In my understanding runtime is exactly what it means - the time when the program is run. You can say something happens at runtime / run time or at compile time.
I think runtime and runtime library should be (if they aren't) two separate things. "C runtime" doesn't seem right to me. I call it "C runtime library".
Answers to your other questions:
I think the term runtime can be extended to include also the environment and the context of the program when it is run, so:
it consists of everything that can be called "environment" during the time when the program is run, for example other processes, state of the operating system and used libraries, state of other processes, etc
it doesn't interact with your code in a general sense, it just defines in what circumstances your code works, what is available to it during execution.
This answer is to some extend just my opinion, not a fact or definition.
Matt Ball answered it correctly. I would say about it with examples.
Consider running a program compiled in Turbo-Borland C/C++ (version 3.1 from the year 1991) compiler and let it run under a 32-bit version of windows like Win 98/2000 etc.
It's a 16-bit compiler. And you will see all your programs have 16-bit pointers. Why is it so when your OS is 32bit? Because your compiler has set up the execution environment of 16 bit and the 32-bit version of OS supported it.
What is commonly called as JRE (Java Runtime Environment) provides a Java program with all the resources it may need to execute.
Actually, runtime environment is brain product of idea of Virtual Machines. A virtual machine implements the raw interface between hardware and what a program may need to execute. The runtime environment adopts these interfaces and presents them for the use of the programmer. A compiler developer would need these facilities to provide an execution environment for its programs.
Run time exactly where your code comes into life and you can see lot of important thing your code do.
Runtime has a responsibility of allocating memory , freeing memory , using operating system's sub system like (File Services, IO Services.. Network Services etc.)
Your code will be called "WORKING IN THEORY" until you practically run your code.
and Runtime is a friend which helps in achiving this.
a runtime could denote the current phase of program life (runtime / compile time / load time / link time)
or it could mean a runtime library, which form the basic low level actions that interface with the execution environment.
or it could mean a runtime system, which is the same as an execution environment.
in the case of C programs, the runtime is the code that sets up the stack, the heap etc. which a requirement expected by the C environment. it essentially sets up the environment that is promised by the language. (it could have a runtime library component, crt0.lib or something like that in case of C)
Runtime basically means when program interacts with the hardware and operating system of a machine. C does not have it's own runtime but instead, it requests runtime from an operating system (which is basically a part of ram) to execute itself.
I found that the following folder structure makes a very insightful context for understanding what runtime is:
You can see that there is the 'source', there is the 'SDK' or 'Software Development Kit' and then there is the Runtime, eg. the stuff that gets run - at runtime. It's contents are like:
The win32 zip contains .exe -s and .dll -s.

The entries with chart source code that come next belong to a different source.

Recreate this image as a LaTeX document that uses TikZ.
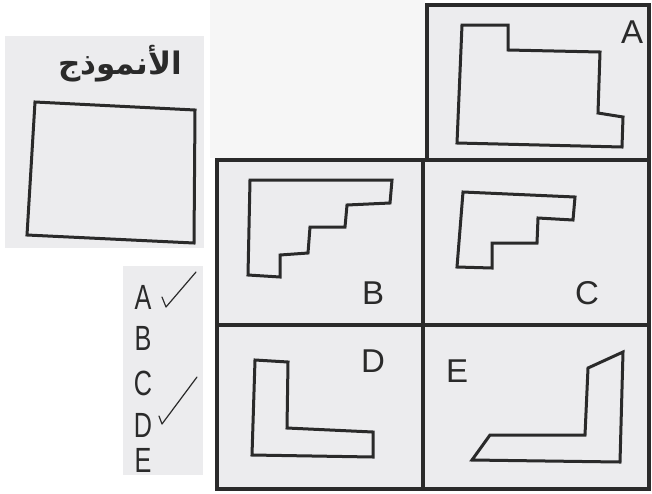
\documentclass[tikz,border=0pt]{standalone}
\usepackage{fontspec}
\setmainfont{Liberation Sans}
\newfontfamily\arabicfont[Script=Arabic]{DejaVu Sans}
\TeXXeTstate=1
\definecolor{ink}{HTML}{2A2A2A}
\definecolor{paper}{HTML}{ECECEE}
\definecolor{paperlt}{HTML}{F6F6F6}
\begin{document}
\begin{tikzpicture}[x={(1pt,0)},y={(0,-1pt)},
  gridline/.style={draw=ink,line width=3.4pt},
  figline/.style={draw=ink,line width=3pt,line join=miter},
  celllabel/.style={text=ink,font=\fontsize{33}{33}\selectfont,inner sep=0pt},
  choice/.style={text=ink,font=\fontsize{35}{35}\selectfont,inner sep=0pt,xscale=0.72},
  tick/.style={draw=ink,line width=1.2pt,line cap=round,line join=round}]
\useasboundingbox (0,0) rectangle (652,493);
\fill[white] (0,0) rectangle (652,493);
% paper patches
\fill[paper] (5,36) rectangle (204,248);
\fill[paper] (123,266) rectangle (203,475);
\fill[paperlt] (210,0) rectangle (425,158);
\fill[paper] (217,160) rectangle (649,489);
\fill[paper] (427,5) rectangle (649,160);
% model
\node[text=ink,inner sep=0pt] (title) at (120,64) {\arabicfont\bfseries\fontsize{31}{31}\selectfont\beginR الأنموذج\endR};
\draw[figline] (35,102) -- (195,110) -- (194,243) -- (27,235) -- cycle;
% choices
\node[choice] (la) at (143,297) {A};
\node[choice] (lb) at (143,338) {B};
\node[choice] (lc) at (143,383) {C};
\node[choice] (ld) at (143,425) {D};
\node[choice] (le) at (143,460) {E};
\draw[tick] (162,297) -- (166,307) -- (196,272);
\draw[tick] (159,416) -- (162,424) -- (197,377);
% grid
\draw[gridline] (427,5) -- (649,5) -- (649,489) -- (217,489) -- (217,160) -- (427,160) -- cycle;
\draw[gridline] (427,160) -- (649,160);
\draw[gridline] (423,160) -- (423,489);
\draw[gridline] (217,325) -- (649,325);
% A
\draw[figline] (462,25) -- (508,25) -- (508,50) -- (600,52) -- (598,113) -- (623,117) -- (622,147) -- (457,143) -- cycle;
\node[celllabel] (ta) at (632,32) {A};
% B
\draw[figline] (250,180) -- (392,180) -- (390,203) -- (347,205) -- (345,227) -- (310,227) -- (308,253) -- (280,255) -- (280,277) -- (248,275) -- cycle;
\node[celllabel] (tb) at (373,293) {B};
% C
\draw[figline] (463,192) -- (575,197) -- (573,220) -- (538,218) -- (537,243) -- (492,243) -- (492,268) -- (457,267) -- cycle;
\node[celllabel] (tc) at (587,293) {C};
% D
\draw[figline] (255,360) -- (288,362) -- (287,428) -- (373,432) -- (373,457) -- (252,455) -- cycle;
\node[celllabel] (td) at (373,361) {D};
% E
\draw[figline] (472,460) -- (490,435) -- (585,435) -- (588,368) -- (623,352) -- (620,462) -- cycle;
\node[celllabel] (te) at (457,371) {E};
\end{tikzpicture}
\end{document}
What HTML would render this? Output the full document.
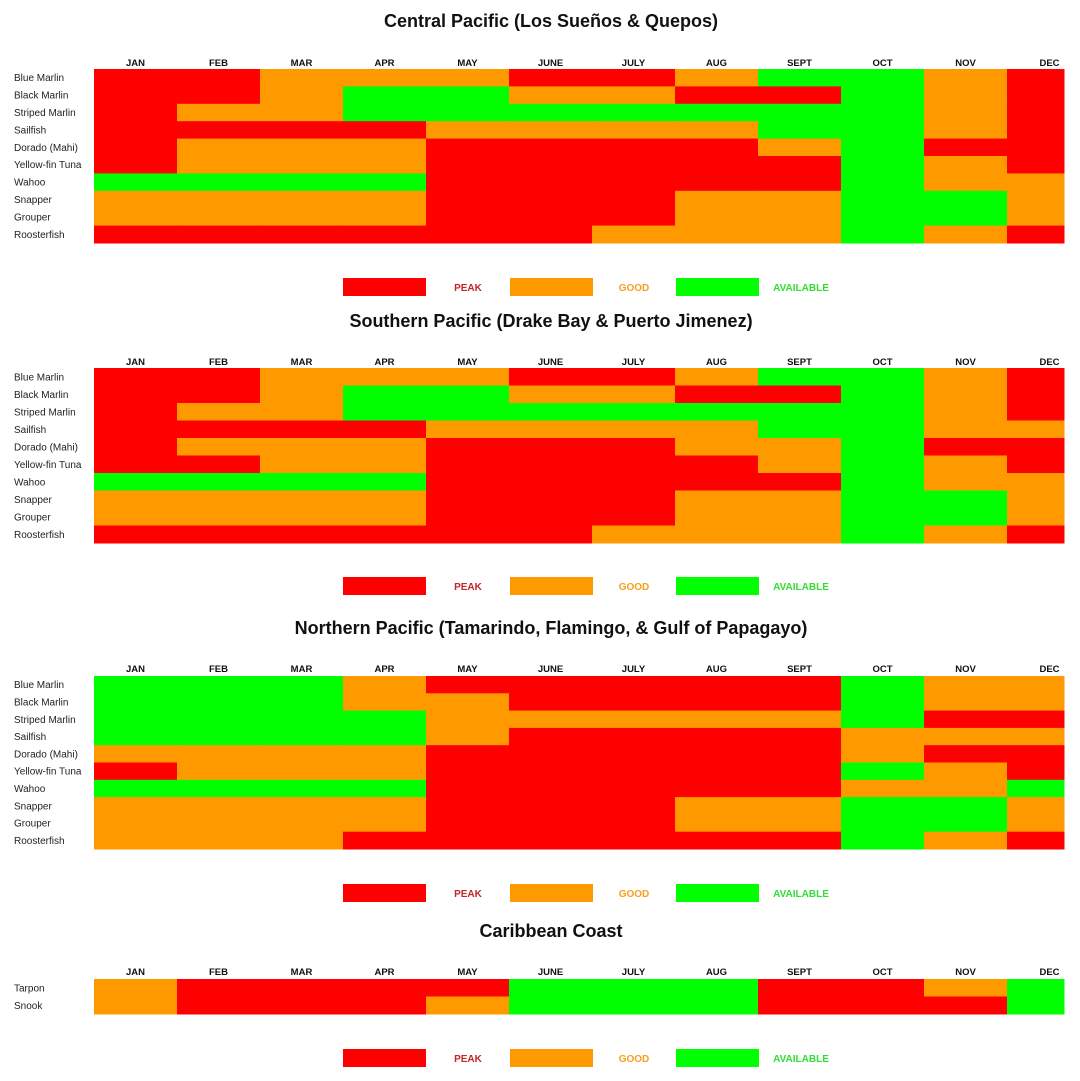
<!DOCTYPE html>
<html><head><meta charset="utf-8"><style>
body{margin:0;background:#fff;font-family:"Liberation Sans",sans-serif}
svg{display:block}
</style></head><body>
<svg id="c" width="1080" height="1081" viewBox="0 0 1080 1081" xmlns="http://www.w3.org/2000/svg"></svg>
<script>
const months = ["JAN","FEB","MAR","APR","MAY","JUNE","JULY","AUG","SEPT","OCT","NOV","DEC"];
const species = ["Blue Marlin","Black Marlin","Striped Marlin","Sailfish","Dorado (Mahi)","Yellow-fin Tuna","Wahoo","Snapper","Grouper","Roosterfish"];
const caribSpecies = ["Tarpon","Snook"];
const titles = ["Central Pacific (Los Sueños & Quepos)","Southern Pacific (Drake Bay & Puerto Jimenez)","Northern Pacific (Tamarindo, Flamingo, & Gulf of Papagayo)","Caribbean Coast"];
const central = [
"PPGGGPPGAAGP","PPGAAGGPPAGP","PGGAAAAAAAGP","PPPPGGGGAAGP","PGGGPPPPGAPP",
"PGGGPPPPPAGP","AAAAPPPPPAGG","GGGGPPPGGAAG","GGGGPPPGGAAG","PPPPPPGGGAGP"];
const southern = [
"PPGGGPPGAAGP","PPGAAGGPPAGP","PGGAAAAAAAGP","PPPPGGGGAAGG","PGGGPPPGGAPP",
"PPGGPPPPGAGP","AAAAPPPPPAGG","GGGGPPPGGAAG","GGGGPPPGGAAG","PPPPPPGGGAGP"];
const northern = [
"AAAGPPPPPAGG","AAAGGPPPPAGG","AAAAGGGGGAPP","AAAAGPPPPGGG","GGGGPPPPPGPP",
"PGGGPPPPPAGP","AAAAPPPPPGGA","GGGGPPPGGAAG","GGGGPPPGGAAG","GGGPPPPPPAGP"];
const caribbean = ["GPPPPAAAPPGA","GPPPGAAAPPPA"];
const levels = {P:"PEAK",G:"GOOD",A:"AVAILABLE"};

const colors = {P:"#ff0000",G:"#ff9900",A:"#00ff00"};
const labelColors = {P:"#c0262a",G:"#f5a020",A:"#33dd33"};
const svg = document.getElementById('c');
const NS = "http://www.w3.org/2000/svg";
const colEdges = [94,177,260,343,426,509,592,675,758,841,924,1007,1064];
function xL(i){return colEdges[i];}
function xR(i){return colEdges[i+1];}
function mk(tag, attrs, parent){const e=document.createElementNS(NS,tag);for(const k in attrs)e.setAttribute(k,attrs[k]);(parent||svg).appendChild(e);return e;}

const panels = [
 {title:titles[0], titleY:27, monthY:66, top:69, bottom:243, legY:278, rows:species, data:central},
 {title:titles[1], titleY:327, monthY:365, top:368, bottom:543, legY:577, rows:species, data:southern},
 {title:titles[2], titleY:634, monthY:672, top:676, bottom:849, legY:884, rows:species, data:northern},
 {title:titles[3], titleY:937, monthY:975, top:979, bottom:1014, legY:1049, rows:caribSpecies, data:caribbean}
];
panels.forEach((p,pi)=>{
  const g = mk('g',{});
  
  
  const t = mk('text',{x:551,y:p.titleY,'text-anchor':'middle','font-size':'18','font-weight':'bold',fill:'#111'},g);
  
  
  t.textContent = p.title;
  months.forEach((m,i)=>{
    const e = mk('text',{x:(xL(i)+xR(i))/2+ (i==11?14:0),y:p.monthY,'text-anchor':'middle','font-size':'9.5','font-weight':'bold',fill:'#111'},g);
    
    
    e.textContent = m;
  });
  const rh = (p.bottom-p.top)/p.rows.length;
  p.rows.forEach((r,ri)=>{
    const y0 = p.top+ri*rh;
    const lab = mk('text',{x:14,y:y0+rh/2+3.5,'font-size':'10',fill:'#222'},g);
    
    
    lab.textContent = r;
    for(let i=0;i<12;i++){
      const v = p.data[ri][i];
      const c = mk('rect',{x:xL(i),y:y0,width:xR(i)-xL(i)+0.5,height:rh+0.5,fill:colors[v]},g);
      
      
    }
  });
  const legX = [343,510,676], labX=[468,634,801];
  ["P","G","A"].forEach((k,i)=>{
    const b = mk('rect',{x:legX[i],y:p.legY,width:83,height:18,fill:colors[k]},g);
    
    
    const l = mk('text',{x:labX[i],y:p.legY+13,'text-anchor':'middle','font-size':'10','font-weight':'bold',fill:labelColors[k]},g);
    
    
    l.textContent = levels[k];
  });
});
</script>
</body></html>
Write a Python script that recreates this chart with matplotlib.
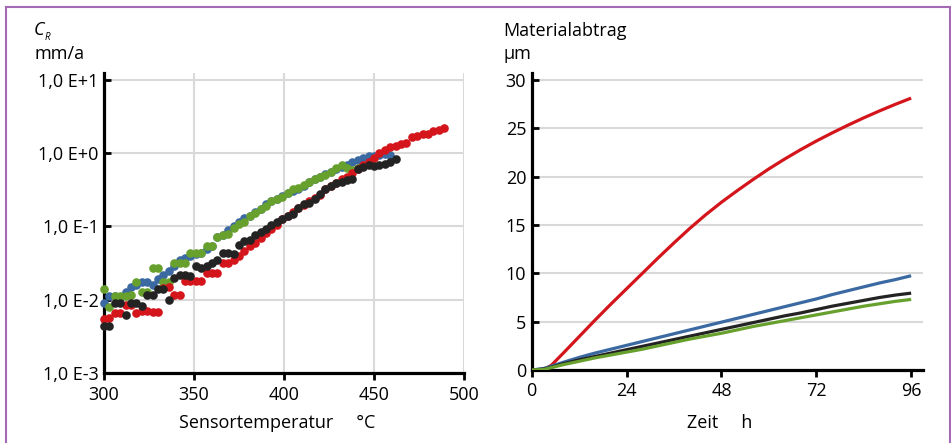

So eg. the C runtime would be the files like this -- C runtime libraries, .so-s or .dll -s -- you run at runtime, made special by their (or their contents' or purposes') inclusion in the definition of the C language (on 'paper'), then implemented by your C implementation of choice. And then you get the runtime of that implementation, to use it and to build upon it.
That is, with a little polarisation, the runnable files that the users of your new C-based program will need. As a developer of a C-based program, so do you, but you need the C compiler and the C library headers, too; the users don't need those.
If my understanding from reading the above answers is correct, Runtime is basically 'background processes' such as garbage collection, memory-allocation, basically any processes that are invoked indirectly, by the libraries / frameworks that your code is written in, and specifically those processes that occur after compilation, while the application is running.
The fully qualified name of Runtime seems to be the additional environment to provide programming language-related functions required at run time for non-web application software.
Runtime implements programming language-related functions, which remain the same to any application domain, including math operations, memory operations, messaging, OS or DB abstraction service, etc.
The runtime must in some way be connected with the running applications to be useful, such as being loaded into application memory space as a shared dynamic library, a virtual machine process inside which the application runs, or a service process communicating with the application.
Runtime is somewhat opposite to design-time and compile-time/link-time. Historically it comes from slow mainframe environment where machine-time was expensive.